Alamo exhibit immerses visitors in mission era and 1836 battle
A high-tech audiovisual experience in the Alamo Church is now connecting visitors to one of the site’s most sacred spaces and how it might have looked and sounded during both the mission era and 1836 battle.
The Alamo Sacristy Exhibit, which opened this week, offers a representation of a side room inside the church where priests held Mass and worship services at the Mission San Antonio de Valero from about 1756 to 1793.
Based on faded pigments, researchers believe all four of the room’s walls and the ceiling were decorated with a white lime wash, painted with bands and patterns of flowers, pomegranates and other shapes in green, yellow, red, orange and pink.
Although visitors must have timed tickets, entry to the church and the exhibit are free. The exhibit is funded privately through $250,000 from the Nancy Smith Hurd Foundation, a 10-yearold philanthropic organization.
“Visitors will come in and they’ll actually get a true understanding of what the sacristy was like during the mission era, and then actually feel what the families felt when they were in here during the battle of 1836,” said Pam Jary Rosser, Alamo conservator.
An archaeology report released last year identifies the sacristy as the mission’s fourth and final church. The stone church was never completed as designed after its roof collapsed in the 1750s.
The new, five-minute video production replicates the ornate 1772 appearance of the sacristy’s north end, with a time-lapse effect tracking movement of sunlight through east- and west-facing windows across terra cotta floor tiles. A tolling bell and period music reinforce the mood — classical string instruments and a choir singing a traditional Franciscan hymn, “Para dar luz inmortal” (“To Give Immortal Light.”)
The scene shifts dramatically to 1836, and the sounds of bombardment and frightened squeals of horses accompany flashes of light from the predawn battle. Silhouettes of women and children — family members of Alamo defenders who took refuge in the building — are seen in the foreground as the explosions shake loose debris and crack the walls. The frescoes, murals and other markings of the mission era are still visible. Birds are heard chirping as peace returns to the site.

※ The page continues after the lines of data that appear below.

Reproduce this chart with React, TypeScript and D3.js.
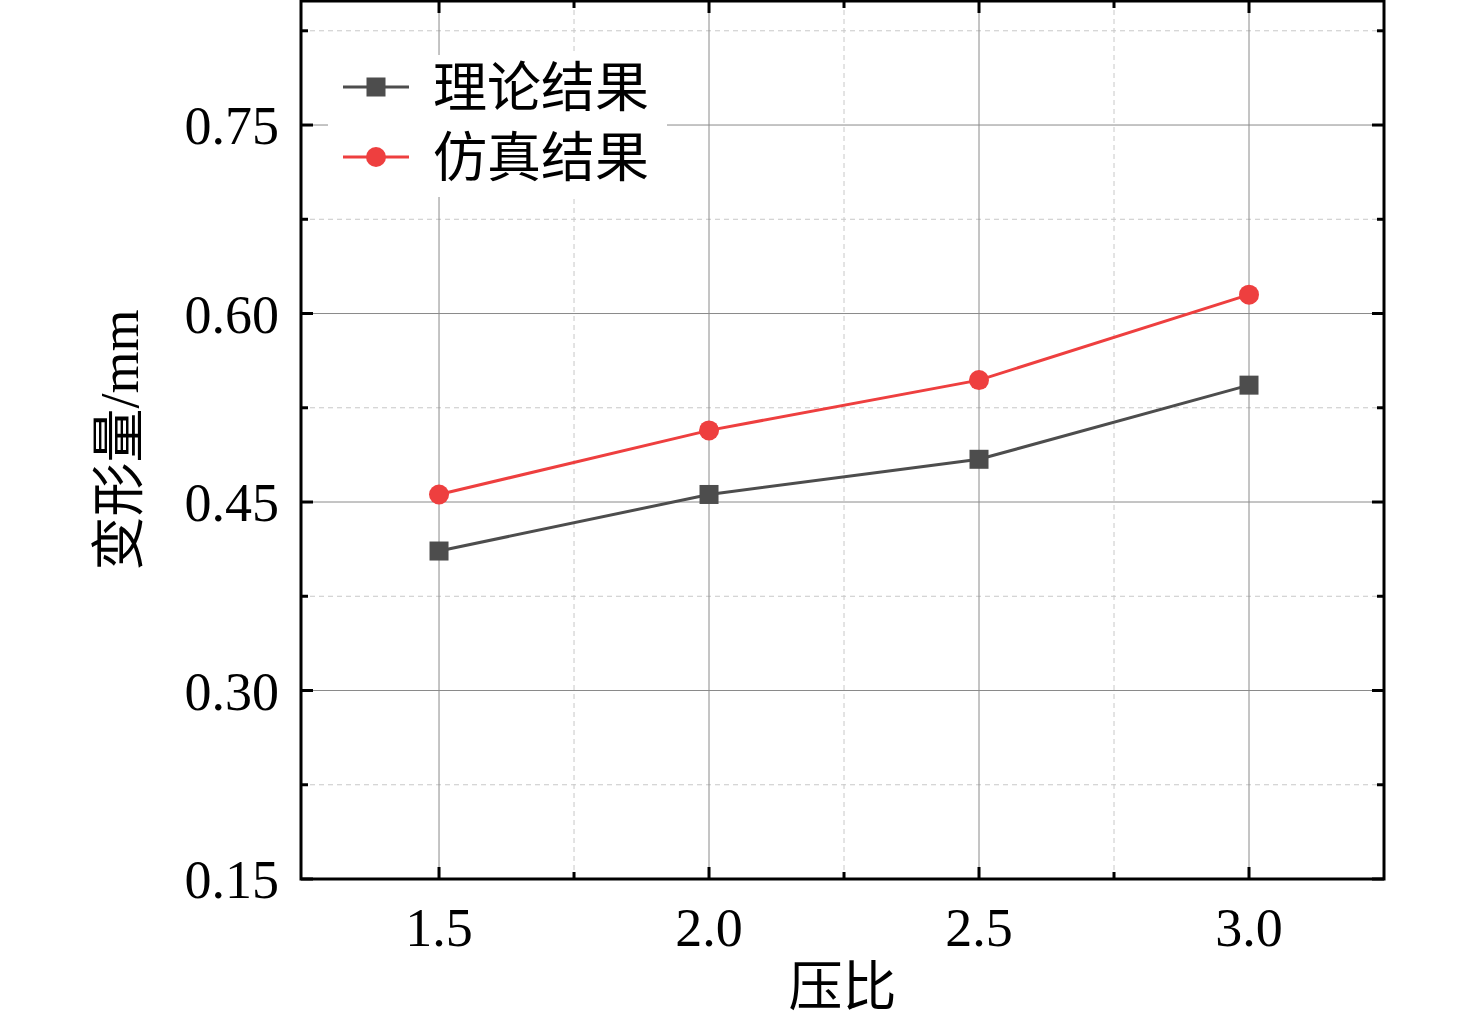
import * as d3 from 'd3';

// compression ratio vs deformation
const ratios = [1.5, 2.0, 2.5, 3.0];
const theory = [0.411, 0.456, 0.484, 0.543];
const simulation = [0.456, 0.507, 0.547, 0.615];
const xTicks = [1.5, 2.0, 2.5, 3.0];
const xMinor = [1.75, 2.25, 2.75];
const yTicks = [0.15, 0.3, 0.45, 0.6, 0.75];
const yMinor = [0.225, 0.375, 0.525, 0.675, 0.825];
const seriesNames = ['理论结果', '仿真结果'];

const W = 1476;
const H = 1022;
const m = { left: 301, right: 1384, top: 1, bottom: 879 };
const FONT = '"Liberation Serif", "Times New Roman", "Noto Sans CJK SC", serif';
const DARK = '#4d4d4d';
const RED = '#ee3f3f';

export default function App() {
  const x = d3.scaleLinear().domain([1.2444, 3.25]).range([m.left, m.right]);
  const y = d3.scaleLinear().domain([0.15, 0.8487]).range([m.bottom, m.top]);

  const line = d3.line<number>()
    .x((_, i) => x(ratios[i]))
    .y((d) => y(d));

  return (
    <svg width={W} height={H} style={{ position: 'absolute', left: 0, top: 0, background: '#fff' }}>
      {/* minor grid */}
      {xMinor.map((t) => (
        <line key={'xm' + t} x1={x(t)} x2={x(t)} y1={m.top} y2={m.bottom} stroke="#c8c8c8" strokeWidth={1} strokeDasharray="5,4" />
      ))}
      {yMinor.map((t) => (
        <line key={'ym' + t} x1={m.left} x2={m.right} y1={y(t)} y2={y(t)} stroke="#c8c8c8" strokeWidth={1} strokeDasharray="5,4" />
      ))}
      {/* major grid */}
      {xTicks.map((t) => (
        <line key={'xg' + t} x1={x(t)} x2={x(t)} y1={m.top} y2={m.bottom} stroke="#8a8a8a" strokeWidth={1} />
      ))}
      {yTicks.map((t) => (
        <line key={'yg' + t} x1={m.left} x2={m.right} y1={y(t)} y2={y(t)} stroke="#8a8a8a" strokeWidth={1} />
      ))}

      {/* ticks, inward on all sides */}
      {xTicks.map((t) => (
        <g key={'xt' + t}>
          <line x1={x(t)} x2={x(t)} y1={m.bottom} y2={m.bottom - 12} stroke="#000" strokeWidth={3} />
          <line x1={x(t)} x2={x(t)} y1={m.top} y2={m.top + 12} stroke="#000" strokeWidth={3} />
          <text x={x(t)} y={m.bottom + 67} textAnchor="middle" fontFamily={FONT} fontSize={54}>{t.toFixed(1)}</text>
        </g>
      ))}
      {xMinor.map((t) => (
        <g key={'xmt' + t}>
          <line x1={x(t)} x2={x(t)} y1={m.bottom} y2={m.bottom - 7} stroke="#000" strokeWidth={3} />
          <line x1={x(t)} x2={x(t)} y1={m.top} y2={m.top + 7} stroke="#000" strokeWidth={3} />
        </g>
      ))}
      {yTicks.map((t) => (
        <g key={'yt' + t}>
          <line x1={m.left} x2={m.left + 12} y1={y(t)} y2={y(t)} stroke="#000" strokeWidth={3} />
          <line x1={m.right} x2={m.right - 12} y1={y(t)} y2={y(t)} stroke="#000" strokeWidth={3} />
          <text x={m.left - 22} y={y(t) + 19} textAnchor="end" fontFamily={FONT} fontSize={54}>{t.toFixed(2)}</text>
        </g>
      ))}
      {yMinor.map((t) => (
        <g key={'ymt' + t}>
          <line x1={m.left} x2={m.left + 7} y1={y(t)} y2={y(t)} stroke="#000" strokeWidth={3} />
          <line x1={m.right} x2={m.right - 7} y1={y(t)} y2={y(t)} stroke="#000" strokeWidth={3} />
        </g>
      ))}

      {/* series */}
      <path d={line(theory)!} fill="none" stroke={DARK} strokeWidth={3} />
      <path d={line(simulation)!} fill="none" stroke={RED} strokeWidth={3} />
      {theory.map((v, i) => (
        <rect key={'s' + i} x={x(ratios[i]) - 9.5} y={y(v) - 9.5} width={19} height={19} fill={DARK} />
      ))}
      {simulation.map((v, i) => (
        <circle key={'c' + i} cx={x(ratios[i])} cy={y(v)} r={10} fill={RED} />
      ))}

      {/* legend */}
      <rect x={328} y={55} width={339} height={142} fill="#fff" />
      {seriesNames.map((name, i) => {
        const ly = 87 + i * 70;
        const color = i === 0 ? DARK : RED;
        return (
          <g key={name}>
            <line x1={343} x2={409} y1={ly} y2={ly} stroke={color} strokeWidth={3} />
            {i === 0
              ? <rect x={376 - 9.5} y={ly - 9.5} width={19} height={19} fill={color} />
              : <circle cx={376} cy={ly} r={10} fill={color} />}
            <text x={433} y={ly + 20} fontFamily={FONT} fontSize={54}>{name}</text>
          </g>
        );
      })}

      {/* frame */}
      <rect x={m.left} y={m.top} width={m.right - m.left} height={m.bottom - m.top} fill="none" stroke="#000" strokeWidth={3} />

      {/* axis titles */}
      <text x={(m.left + m.right) / 2} y={1006} textAnchor="middle" fontFamily={FONT} fontSize={54}>压比</text>
      <text transform={`translate(138, 440) rotate(-90)`} textAnchor="middle" fontFamily={FONT} fontSize={54}>变形量/mm</text>
    </svg>
  );
}
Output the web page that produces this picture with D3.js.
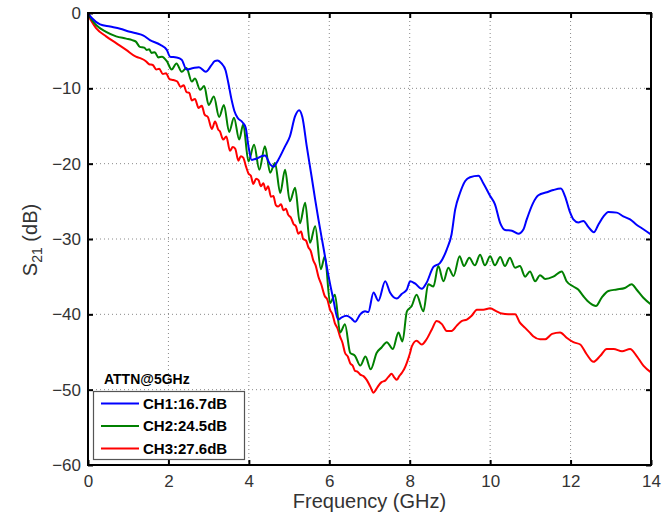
<!DOCTYPE html>
<html>
<head>
<meta charset="utf-8">
<script src="https://cdn.jsdelivr.net/npm/d3@7"></script>
<style>
  html, body { margin: 0; padding: 0; background: #fff; }
  svg { display: block; }
</style>
</head>
<body>
<svg id="chart" width="664" height="523"></svg>
<script>
// Frequency sweep readings (GHz) and insertion loss S21 (dB) per channel
const ch1Freq = [0,0.1,0.3,0.55,0.8,1.04,1.2,1.38,1.54,1.79,1.96,2.04,2.2,2.33,2.45,2.62,2.76,2.93,3.06,3.15,3.22,3.32,3.42,3.49,3.57,3.64,3.72,3.84,3.92,3.99,4.07,4.2,4.32,4.4,4.53,4.61,4.73,4.9,5.02,5.15,5.25,5.33,5.44,5.56,5.65,5.73,5.85,5.98,6.1,6.22,6.31,6.43,6.56,6.64,6.77,6.89,6.97,7.1,7.22,7.39,7.51,7.68,7.8,7.93,8.01,8.13,8.3,8.42,8.59,8.75,8.92,9.04,9.13,9.25,9.38,9.5,9.71,9.83,10.0,10.12,10.25,10.37,10.54,10.7,10.83,10.91,11.07,11.2,11.41,11.57,11.76,11.86,11.99,12.07,12.19,12.32,12.44,12.58,12.69,12.82,12.94,13.15,13.31,13.48,13.64,13.81,14.0];
const ch1Db = [0,-0.7,-1.5,-1.8,-2.1,-2.5,-2.7,-3.0,-3.6,-4.2,-4.9,-5.8,-5.9,-6.2,-7.5,-7.3,-7.2,-7.8,-7.0,-6.4,-6.3,-6.7,-7.6,-9.3,-11.5,-13.0,-13.9,-14.5,-15.2,-17.7,-19.5,-19.3,-19.0,-18.9,-20.1,-20.4,-19.5,-17.7,-16.4,-13.7,-12.9,-13.8,-17.7,-21.7,-24.8,-27.4,-31.0,-34.9,-38.0,-40.7,-40.4,-40.2,-40.6,-41.0,-40.0,-39.6,-39.7,-37.1,-38.2,-35.6,-37.1,-37.9,-37.3,-36.7,-35.6,-35.9,-36.6,-35.8,-33.7,-33.2,-31.4,-29.4,-26.1,-23.9,-22.3,-21.8,-21.6,-22.6,-24.3,-25.4,-27.9,-28.8,-28.9,-29.3,-28.7,-27.4,-25.2,-24.2,-23.8,-23.5,-23.3,-24.3,-26.5,-27.4,-27.8,-27.6,-28.4,-29.1,-28.1,-27.0,-26.4,-26.5,-27.0,-27.4,-28.1,-28.7,-29.4];

const ch2Freq = [0,0.2,0.45,0.7,0.95,1.1,1.19,1.29,1.4,1.46,1.52,1.58,1.66,1.75,1.84,1.96,2.08,2.2,2.33,2.45,2.58,2.66,2.79,2.89,3.0,3.13,3.26,3.38,3.51,3.63,3.76,3.86,3.99,4.13,4.26,4.4,4.53,4.65,4.78,4.9,5.02,5.15,5.27,5.4,5.52,5.65,5.79,5.89,6.02,6.14,6.27,6.39,6.52,6.64,6.77,6.9,7.03,7.18,7.3,7.43,7.58,7.72,7.82,7.93,8.05,8.17,8.34,8.46,8.59,8.71,8.84,8.96,9.09,9.24,9.35,9.48,9.62,9.75,9.87,10.0,10.12,10.25,10.37,10.49,10.62,10.74,10.87,10.99,11.12,11.24,11.37,11.57,11.78,11.9,12.07,12.19,12.32,12.48,12.63,12.77,12.94,13.15,13.35,13.52,13.64,13.81,14.0];
const ch2Db = [-0.2,-1.6,-2.5,-3.1,-3.4,-3.6,-3.8,-4.5,-4.6,-4.9,-4.8,-5.3,-5.2,-5.9,-5.8,-6.4,-7.5,-6.7,-7.8,-7.3,-9.1,-8.7,-10.2,-9.7,-12.2,-11.1,-13.8,-12.2,-15.8,-13.9,-16.8,-14.8,-19.7,-17.5,-20.8,-17.7,-21.2,-19.9,-23.9,-20.8,-25.0,-23.2,-27.9,-25.2,-30.5,-28.3,-34.0,-32.3,-38.5,-37.4,-42.4,-41.3,-45.1,-45.5,-46.8,-45.6,-47.3,-45.1,-44.4,-43.7,-44.6,-42.4,-43.6,-39.6,-38.9,-37.4,-39.6,-36.0,-36.3,-33.6,-35.6,-33.8,-34.9,-32.3,-33.6,-32.5,-33.5,-32.1,-33.5,-32.3,-33.5,-32.4,-33.6,-32.5,-33.8,-33.6,-35.0,-34.3,-35.6,-34.8,-35.3,-35.0,-34.3,-35.6,-36.3,-36.7,-37.6,-38.5,-38.9,-37.8,-36.9,-36.7,-36.5,-36.0,-36.7,-37.8,-38.7];

const ch3Freq = [0,0.2,0.45,0.7,0.95,1.19,1.3,1.44,1.52,1.61,1.7,1.77,1.86,1.94,2.03,2.12,2.22,2.3,2.38,2.45,2.52,2.58,2.66,2.75,2.83,2.9,2.98,3.08,3.16,3.24,3.28,3.36,3.44,3.53,3.6,3.66,3.74,3.8,3.86,3.93,3.99,4.05,4.11,4.18,4.24,4.3,4.36,4.42,4.48,4.55,4.61,4.67,4.73,4.8,4.86,4.92,4.98,5.05,5.11,5.17,5.23,5.3,5.35,5.42,5.48,5.54,5.6,5.66,5.73,5.8,5.89,5.95,6.02,6.08,6.14,6.2,6.27,6.33,6.39,6.46,6.52,6.58,6.64,6.7,6.77,6.85,6.93,7.02,7.1,7.16,7.22,7.3,7.39,7.47,7.55,7.62,7.68,7.74,7.8,7.86,7.93,8.01,8.05,8.17,8.3,8.42,8.55,8.67,8.8,8.92,9.04,9.17,9.29,9.42,9.54,9.67,9.83,10.0,10.16,10.29,10.45,10.62,10.74,10.87,10.98,11.07,11.24,11.37,11.54,11.74,11.9,12.07,12.24,12.4,12.57,12.74,12.9,13.07,13.28,13.48,13.64,13.81,14.0];
const ch3Db = [-0.3,-2.0,-3.1,-4.0,-4.9,-5.8,-6.0,-6.4,-6.8,-6.9,-7.5,-7.4,-8.1,-8.0,-8.8,-8.9,-9.1,-9.8,-9.6,-10.5,-10.6,-11.6,-11.4,-12.6,-12.3,-13.5,-13.8,-15.4,-14.4,-15.5,-15.7,-16.8,-16.4,-18.3,-17.8,-18.0,-19.6,-19.0,-19.2,-20.4,-21.3,-21.6,-22.7,-22.0,-22.2,-23.0,-22.6,-23.5,-23.0,-24.4,-24.3,-25.5,-25.7,-25.4,-26.2,-26.0,-26.8,-27.2,-28.0,-28.3,-29.3,-29.0,-30.0,-30.2,-31.1,-31.6,-32.8,-33.5,-35.0,-36.0,-37.6,-38.0,-39.4,-40.0,-41.2,-41.8,-43.0,-43.8,-45.1,-45.6,-46.5,-46.8,-47.5,-47.6,-48.0,-48.2,-48.7,-49.6,-50.4,-50.0,-49.5,-49.0,-48.8,-48.3,-47.9,-48.4,-48.7,-48.2,-47.8,-47.3,-46.4,-45.1,-44.3,-43.5,-44.0,-43.3,-42.0,-40.9,-41.3,-42.2,-42.2,-41.5,-40.9,-40.7,-40.2,-39.4,-39.4,-39.2,-39.6,-39.9,-40.0,-40.0,-41.1,-41.8,-42.4,-42.9,-43.3,-43.3,-42.6,-42.4,-43.1,-43.7,-44.0,-45.3,-46.3,-45.5,-44.6,-44.6,-44.9,-44.6,-45.5,-46.8,-47.7];

const channelNames = ["CH1:16.7dB", "CH2:24.5dB", "CH3:27.6dB"];
const channelColors = ["#0000ff", "#008000", "#ff0000"];
const xTicks = [0, 2, 4, 6, 8, 10, 12, 14];
const yTicks = [0, -10, -20, -30, -40, -50, -60];
const legendTitle = "ATTN@5GHz";

const channels = [
  { name: channelNames[0], color: channelColors[0], pts: ch1Freq.map((f, i) => [f, ch1Db[i]]) },
  { name: channelNames[1], color: channelColors[1], pts: ch2Freq.map((f, i) => [f, ch2Db[i]]) },
  { name: channelNames[2], color: channelColors[2], pts: ch3Freq.map((f, i) => [f, ch3Db[i]]) }
];

const plot = { left: 88, right: 651, top: 13, bottom: 465 };
const svg = d3.select("#chart");

const x = d3.scaleLinear().domain([0, 14]).range([plot.left, plot.right]);
const y = d3.scaleLinear().domain([-60, 0]).range([plot.bottom, plot.top]);

const tickFont = "'Liberation Sans', Arial, sans-serif";

// dotted grid
const grid = svg.append("g").attr("stroke", "#8a8a8a").attr("stroke-width", 1).attr("stroke-dasharray", "1,3");
xTicks.slice(1, -1).forEach(t => {
  grid.append("line").attr("x1", x(t)).attr("x2", x(t)).attr("y1", plot.top).attr("y2", plot.bottom);
});
yTicks.slice(1, -1).forEach(t => {
  grid.append("line").attr("x1", plot.left).attr("x2", plot.right).attr("y1", y(t)).attr("y2", y(t));
});

// traces
const line = d3.line().x(d => x(d[0])).y(d => y(d[1])).curve(d3.curveMonotoneX);
const traces = svg.append("g").attr("fill", "none").attr("stroke-width", 2).attr("stroke-linejoin", "round");
channels.slice().reverse().forEach(c => {
  traces.append("path").attr("d", line(c.pts)).attr("stroke", c.color);
});

// axes: ticks pointing inward on all four sides
const tickLen = 5;
const axB = svg.append("g").attr("transform", `translate(0,${plot.bottom})`)
  .call(d3.axisBottom(x).tickValues(xTicks).tickSizeInner(-tickLen).tickSizeOuter(0).tickPadding(10).tickFormat(d3.format("d")));
const axT = svg.append("g").attr("transform", `translate(0,${plot.top})`)
  .call(d3.axisTop(x).tickValues(xTicks).tickSizeInner(-tickLen).tickSizeOuter(0).tickFormat(""));
const axL = svg.append("g").attr("transform", `translate(${plot.left},0)`)
  .call(d3.axisLeft(y).tickValues(yTicks).tickSizeInner(-tickLen).tickSizeOuter(0).tickPadding(7));
const axR = svg.append("g").attr("transform", `translate(${plot.right},0)`)
  .call(d3.axisRight(y).tickValues(yTicks).tickSizeInner(-tickLen).tickSizeOuter(0).tickFormat(""));

[axB, axT, axL, axR].forEach(a => {
  a.select(".domain").remove();
  a.selectAll(".tick line").attr("stroke", "#000").attr("stroke-width", 2);
  a.selectAll("text").attr("font-family", tickFont).attr("font-size", 17).attr("fill", "#333");
});
axB.selectAll("text").attr("dy", "0.71em");

// frame
svg.append("rect")
  .attr("x", plot.left).attr("y", plot.top)
  .attr("width", plot.right - plot.left).attr("height", plot.bottom - plot.top)
  .attr("fill", "none").attr("stroke", "#000").attr("stroke-width", 2);

// axis titles
svg.append("text")
  .attr("x", (plot.left + plot.right) / 2).attr("y", 508)
  .attr("text-anchor", "middle")
  .attr("font-family", tickFont).attr("font-size", 20).attr("fill", "#333")
  .text("Frequency (GHz)");

const yTitle = svg.append("text")
  .attr("transform", "translate(37,240) rotate(-90)")
  .attr("text-anchor", "middle")
  .attr("font-family", tickFont).attr("font-size", 20).attr("fill", "#333");
yTitle.append("tspan").text("S");
yTitle.append("tspan").attr("font-size", 14).attr("dy", 5).text("21");
yTitle.append("tspan").attr("dy", -5).text(" (dB)");

// legend
svg.append("text")
  .attr("x", 104).attr("y", 384)
  .attr("font-family", tickFont).attr("font-size", 14).attr("font-weight", "bold").attr("fill", "#000")
  .text(legendTitle);

const lg = svg.append("g");
lg.append("rect")
  .attr("x", 93.5).attr("y", 391.5).attr("width", 151).attr("height", 68)
  .attr("fill", "#fff").attr("stroke", "#555").attr("stroke-width", 1.2);
channels.forEach((c, i) => {
  const yy = 403.5 + i * 22.5;
  lg.append("line").attr("x1", 101).attr("x2", 139).attr("y1", yy).attr("y2", yy)
    .attr("stroke", c.color).attr("stroke-width", 2);
  lg.append("text").attr("x", 143).attr("y", yy).attr("dy", "0.36em")
    .attr("font-family", tickFont).attr("font-size", 15).attr("font-weight", "bold").attr("fill", "#000")
    .text(c.name);
});
</script>
</body>
</html>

Alamo officials were careful to install the arch-shaped screen, projector and speakers without making contact with the walls or ceiling. Fans were installed to disperse heat from the overhead projector, and monitors are being used to measure changes in temperature, relative humidity and dew point.
“The production, the lighting, nothing is causing any damage to the existing frescoes,” Rosser said.
The decor marked the sacristy as a hallowed space. Missionary friars and craftsmen from Querétaro, Mexico, brought the technique of using stencils and charcoal to sketch designs and apply color onto fresh plaster. Indigenous people who lived at the mission knew where to find mineral pigments such as lead, ochre and iron oxide, and may have helped apply them.
Rosser also has found traces of color on the Alamo Church’s iconic facade — green pigment on the keystone above the door and yellow ochre on the columns, suggesting the structure’s exterior might have been brightly painted, like the churches at missions San José and Concepción.
“We know that the façade has fragments of tinted lime washes, but the design that would’ve been on the flat surface of the façade is unknown,” she said.
When the U.S. Army took over the Alamo as a military depot in the mid-19th century, the sacristy became a storeroom, made smaller by a replaced wall, the frescoes obscured but preserved by whitewash. They were rediscovered in 2000. Conservation experts have shaved away layers of whitewash and used high-definition imagery and chemical analyses to try to discern their original appearance.
The exhibit shows “known elements” of the markings, such as three-petaled flowers representing the Holy Trinity and pomegranates symbolizing death and resurrection, along with guesswork. Gallagher & Associates, which produced the exhibit and is program manager on the Alamo’s ongoing site makeover, used “artistic estimation” to guide the appearance of some shapes, designs and other visual details.
“I continue to be making discoveries in here,” said Rosser, pointing to the ceiling, which has a shell motif and a “dark pattern” that has partially faded.
Alamo Communications Director Jonathan Huhn said the staff will gather groups of about a dozen visitors into the sacristy to see the exhibit and give them a moment to ponder before guiding them out. The exhibit is “an appetizer” for a visitor center and museum that will open in 2027, providing a “more comprehensive understanding of what the Alamo was for San Antonio and Texas,” he said.
“The Alamo Sacristy Exhibit acts as a window to the site’s past, spanning centuries of rich history, and offers a glimpse into the progress and future of the Alamo redevelopment plan,” Huhn said.
The foundation that funded the exhibit is named for Nancy Smith Hurd, a San Antonian who had ancestors who came to Texas from Tennessee before the 1836 battle. She died in 2010.